____ Collected data

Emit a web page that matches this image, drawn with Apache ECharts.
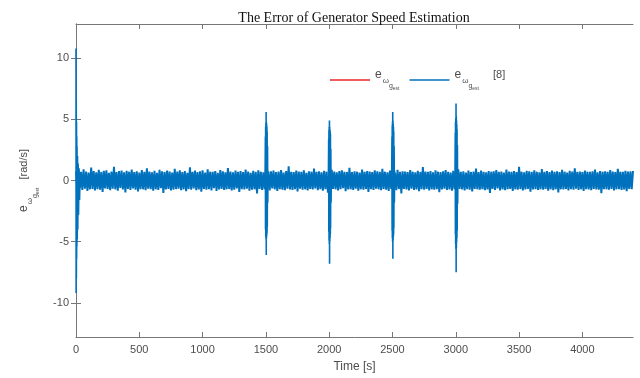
<!DOCTYPE html>
<html>
<head>
<meta charset="utf-8">
<script src="https://cdn.jsdelivr.net/npm/echarts@6/dist/echarts.min.js"></script>
<style>
  html, body { margin: 0; padding: 0; background: #fff; }
  #main { width: 640px; height: 378px; }
</style>
</head>
<body>
<div id="main"></div>
<script>
// tick labels
const xTicks = [0, 500, 1000, 1500, 2000, 2500, 3000, 3500, 4000];
const yTicks = [-10, -5, 0, 5, 10];

// steady-state noise of the [8] estimator, one sample every 10 s
const noiseStep = 10;
const noiseValues = [
  0.74,-0.69,0.81,-0.62,0.7,-0.78,0.92,-0.66,0.73,-0.85,0.64,-0.72,1.05,-0.7,0.77,-0.81,0.66,-0.71,0.88,-0.75,
  0.7,-0.93,0.79,-0.64,0.84,-0.69,0.63,-0.8,0.74,-0.67,1.12,-0.72,0.69,-0.84,0.78,-0.61,0.82,-0.74,0.66,-0.97,
  0.8,-0.68,0.72,-0.78,0.9,-0.64,0.69,-0.76,0.75,-0.89,0.65,-0.71,0.85,-0.72,0.71,-0.8,0.99,-0.66,0.74,-0.7,
  0.67,-0.83,0.79,-0.72,0.63,-0.77,0.87,-0.62,0.75,-1.02,0.7,-0.74,0.81,-0.68,0.73,-0.82,0.65,-0.76,0.95,-0.7,
  0.72,-0.66,0.84,-0.79,0.69,-0.72,0.77,-0.87,0.63,-0.7,1.08,-0.75,0.7,-0.65,0.82,-0.8,0.68,-0.73,0.76,-0.91,
  0.83,-0.69,0.65,-0.75,0.91,-0.71,0.72,-0.82,0.7,-0.63,0.78,-0.85,0.62,-0.74,0.86,-0.68,0.75,-0.78,0.67,-0.72,
  1.01,-0.7,0.73,-0.81,0.66,-0.76,0.82,-0.64,0.71,-0.94,0.77,-0.71,0.69,-0.73,0.89,-0.67,0.74,-0.84,0.63,-0.75,
  0.79,-0.72,0.7,-1.05,0.84,-0.68,0.72,-0.77,0.67,-0.71,0.92,-0.74,0.7,-0.82,0.75,-0.65,0.81,-0.72,0.68,-0.86,
  0.73,-0.7,0.85,-0.75,0.65,-0.8,0.78,-0.67,1.17,-0.73,0.71,-0.78,0.68,-0.7,0.82,-0.9,0.74,-0.66,0.7,-0.76,
  0.84,-0.72,0.63,-0.82,0.76,-0.69,0.72,-0.74,0.97,-0.64,0.7,-0.79,0.75,-0.71,0.67,-0.84,0.8,-0.7,0.72,-0.99,
  0.69,-0.75,0.88,-0.68,0.74,-0.72,0.66,-0.81,0.77,-0.7,0.83,-0.63,0.71,-0.87,0.7,-0.74,1.03,-0.72,0.68,-0.77,
  0.76,-0.67,0.72,-0.83,0.65,-0.72,0.9,-0.76,0.7,-0.69,0.78,-0.93,0.73,-0.71,0.68,-0.78,0.84,-0.66,0.75,-0.72,
  0.7,-0.8,0.96,-0.7,0.72,-0.75,0.67,-0.85,0.81,-0.68,0.74,-0.72,0.63,-0.79,0.87,-0.7,0.71,-1.06,0.76,-0.69,
  0.73,-0.74,0.69,-0.82,0.85,-0.67,0.72,-0.78,0.66,-0.73,0.8,-0.88,0.7,-0.71,1.09,-0.75,0.74,-0.68,0.7,-0.81,
  0.78,-0.72,0.67,-0.76,0.83,-0.7,0.72,-0.96,0.68,-0.74,0.75,-0.66,0.86,-0.78,0.7,-0.72,0.65,-0.83,0.79,-0.7,
  0.72,-0.77,0.91,-0.68,0.7,-0.74,0.76,-0.82,0.64,-0.71,0.81,-0.75,0.7,-0.89,0.74,-0.69,0.98,-0.72,0.68,-0.76,
  0.82,-0.7,0.71,-0.8,0.67,-0.73,0.78,-1.01,0.72,-0.68,0.75,-0.77,0.85,-0.65,0.7,-0.82,0.73,-0.72,0.65,-0.79,
  0.89,-0.71,0.74,-0.69,0.7,-0.85,0.77,-0.72,0.68,-0.76,1.12,-0.7,0.72,-0.81,0.66,-0.74,0.8,-0.68,0.75,-0.92,
  0.7,-0.73,0.84,-0.71,0.72,-0.78,0.67,-0.72,0.93,-0.75,0.71,-0.68,0.77,-0.84,0.69,-0.72,0.82,-0.79,0.7,-0.7,
  0.75,-0.98,0.68,-0.72,0.87,-0.74,0.72,-0.69,0.65,-0.82,0.79,-0.71,0.73,-0.76,1.0,-0.67,0.7,-0.78,0.74,-0.72,
  0.69,-0.85,0.82,-0.7,0.72,-0.74,0.7,-0.8,0.76,-0.68,0.9,-0.73,0.66,-0.76,0.78,-1.03,0.72,-0.71,0.75,-0.72,
  0.71,-0.76,0.85,-0.69,0.74,-0.82,0.68,-0.72,0.95,-0.71,0.72,-0.78,0.7,-0.74,0.8,-0.87,0.73,-0.68,0.76,-0.72,
  0.78
];

// transient bursts [time, error]
const burstStart = [[0,10.8],[1,-9.2],[2,6.5],[3,-8.0],[4,4.8],[5,-6.4],[6,3.6],[7,-5.4],[8,2.8],[10,-4.8],[12,2.0],[14,-4.0],[17,1.4],[20,-2.8],[24,1.0],[28,-1.6],[33,0.6]];
const burst1500 = [[1494,0.5],[1496,3.6],[1497,-4.0],[1498,4.4],[1499,-4.6],[1500,4.7],[1501,-4.8],[1502,5.6],[1503,-6.1],[1504,4.8],[1505,-4.7],[1506,4.6],[1507,-4.5],[1508,4.4],[1509,-4.3],[1510,4.0],[1511,-3.8],[1513,2.8],[1515,-1.8],[1517,0.8]];
const burst2000 = [[1994,0.5],[1996,3.4],[1997,-4.2],[1998,4.1],[1999,-4.9],[2000,4.4],[2001,-5.2],[2002,4.9],[2003,-6.8],[2004,4.4],[2005,-5.0],[2006,4.2],[2007,-4.7],[2008,4.0],[2009,-4.4],[2010,3.8],[2011,-3.9],[2013,2.6],[2015,-1.8],[2017,0.8]];
const burst2500 = [[2494,0.5],[2496,3.6],[2497,-4.1],[2498,4.5],[2499,-4.7],[2500,4.8],[2501,-5.0],[2502,5.6],[2503,-6.4],[2504,4.9],[2505,-4.9],[2506,4.6],[2507,-4.6],[2508,4.4],[2509,-4.4],[2510,4.0],[2511,-3.9],[2513,2.8],[2515,-1.8],[2517,0.8]];
const burst3000 = [[2994,0.5],[2996,3.9],[2997,-4.4],[2998,4.8],[2999,-5.2],[3000,5.1],[3001,-5.6],[3002,6.3],[3003,-7.5],[3004,5.3],[3005,-5.5],[3006,4.9],[3007,-5.0],[3008,4.6],[3009,-4.7],[3010,4.2],[3011,-4.1],[3013,2.9],[3015,-1.9],[3017,0.8]];

// proposed estimator (hidden under the [8] trace)
const ownTimes = [0, 400, 800, 1200, 1600, 2000, 2400, 2800, 3200, 3600, 4000, 4400];
const ownValues = [0.05, -0.06, 0.08, -0.04, 0.06, -0.07, 0.05, -0.05, 0.07, -0.06, 0.04, -0.05];

const BLUE = '#0072BD';
const RED = '#E8262A';
const AXIS = '#777777';
const TXT = '#4d4d4d';
const SANS = 'Liberation Sans, Arial, sans-serif';

const subRich = {
  e: { fontSize: 12, fontFamily: SANS, color: TXT, verticalAlign: 'top', padding: [0, 0, 0, 0] },
  w: { fontSize: 8, fontFamily: SANS, color: TXT, verticalAlign: 'top', padding: [8, 0, 0, 1] },
  g: { fontSize: 7, fontFamily: SANS, color: TXT, verticalAlign: 'top', padding: [14, 0, 0, 0] },
  est: { fontSize: 5, fontFamily: SANS, color: TXT, verticalAlign: 'top', padding: [17, 0, 0, 0] },
  u: { fontSize: 11, fontFamily: SANS, color: TXT, verticalAlign: 'top', padding: [0, 0, 0, 8] },
  ref: { fontSize: 11, fontFamily: SANS, color: TXT, verticalAlign: 'top', padding: [0, 0, 0, 14] }
};
const eLabel = '{e|e}{w|ω}{g|g}{est|est}';

const chart = echarts.init(document.getElementById('main'), null, { renderer: 'canvas' });

const baseY = {
  type: 'value', min: -12.8, max: 12.8,
  splitLine: { show: false },
  axisLine: { show: true, lineStyle: { color: AXIS, width: 1 } },
  axisTick: { show: true, inside: true, length: 5, customValues: yTicks, lineStyle: { color: AXIS } }
};
const baseX = {
  type: 'value', min: 0, max: 4400,
  splitLine: { show: false },
  axisLine: { show: true, onZero: false, lineStyle: { color: AXIS, width: 1 } },
  axisTick: { show: true, inside: true, length: 5, customValues: xTicks, lineStyle: { color: AXIS } }
};

const option = {
  animation: false,
  backgroundColor: '#fff',
  title: {
    text: 'The Error of Generator Speed Estimation',
    left: 349, top: 6, textAlign: 'center',
    textStyle: { fontFamily: 'Liberation Serif, serif', fontSize: 14, fontWeight: 'normal', color: '#111' }
  },
  grid: { left: 76, right: 7, top: 24, bottom: 38, containLabel: false },
  legend: {
    left: 325, top: 64,
    icon: 'rect',
    itemWidth: 40, itemHeight: 1.5, itemGap: 10,
    data: ['own', 'ref8'],
    formatter: n => n === 'own' ? eLabel : eLabel + '{ref|[8]}',
    textStyle: { rich: subRich, color: TXT }
  },
  xAxis: [
    Object.assign({}, baseX, {
      position: 'bottom',
      name: 'Time [s]', nameLocation: 'middle', nameGap: 24,
      nameTextStyle: { fontFamily: SANS, fontSize: 12, color: TXT },
      axisLabel: { customValues: xTicks, margin: 7, fontFamily: SANS, fontSize: 11, color: TXT, formatter: v => String(v) }
    }),
    Object.assign({}, baseX, { position: 'top', axisLabel: { show: false } })
  ],
  yAxis: [
    Object.assign({}, baseY, {
      position: 'left',
      name: eLabel + '{u|[rad/s]}', nameLocation: 'middle', nameGap: 36,
      nameTextStyle: { rich: subRich },
      axisLabel: { customValues: yTicks, margin: 7, fontFamily: SANS, fontSize: 11, color: TXT, formatter: v => String(v) }
    }),
    Object.assign({}, baseY, { position: 'right', axisLabel: { show: false } })
  ],
  series: [
    {
      name: 'own', type: 'line', symbol: 'none', z: 1,
      data: ownTimes.map((t, i) => [t, ownValues[i]]),
      lineStyle: { color: RED, width: 1 }, itemStyle: { color: RED }
    },
    {
      name: 'ref8', type: 'line', symbol: 'none', z: 2,
      data: noiseValues.map((v, i) => [i * noiseStep, v]),
      lineStyle: { color: BLUE, width: 2 }, itemStyle: { color: BLUE }
    }
  ].concat([burstStart, burst1500, burst2000, burst2500, burst3000].map(b => ({
    name: 'ref8', type: 'line', symbol: 'none', z: 3,
    data: b,
    lineStyle: { color: BLUE, width: 1.6 }, itemStyle: { color: BLUE }
  })))
};

chart.setOption(option);
</script>
</body>
</html>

________

**Requirement**
Leave out any pictures, please, and quote only the lines from the top of the data through the line that contains "const yTicks = [-10, -5, 0, 5, 10];".

**The reply**
Emit a web page that matches this image, drawn with Apache ECharts.
<!DOCTYPE html>
<html>
<head>
<meta charset="utf-8">
<script src="https://cdn.jsdelivr.net/npm/echarts@6/dist/echarts.min.js"></script>
<style>
  html, body { margin: 0; padding: 0; background: #fff; }
  #main { width: 640px; height: 378px; }
</style>
</head>
<body>
<div id="main"></div>
<script>
// tick labels
const xTicks = [0, 500, 1000, 1500, 2000, 2500, 3000, 3500, 4000];
const yTicks = [-10, -5, 0, 5, 10];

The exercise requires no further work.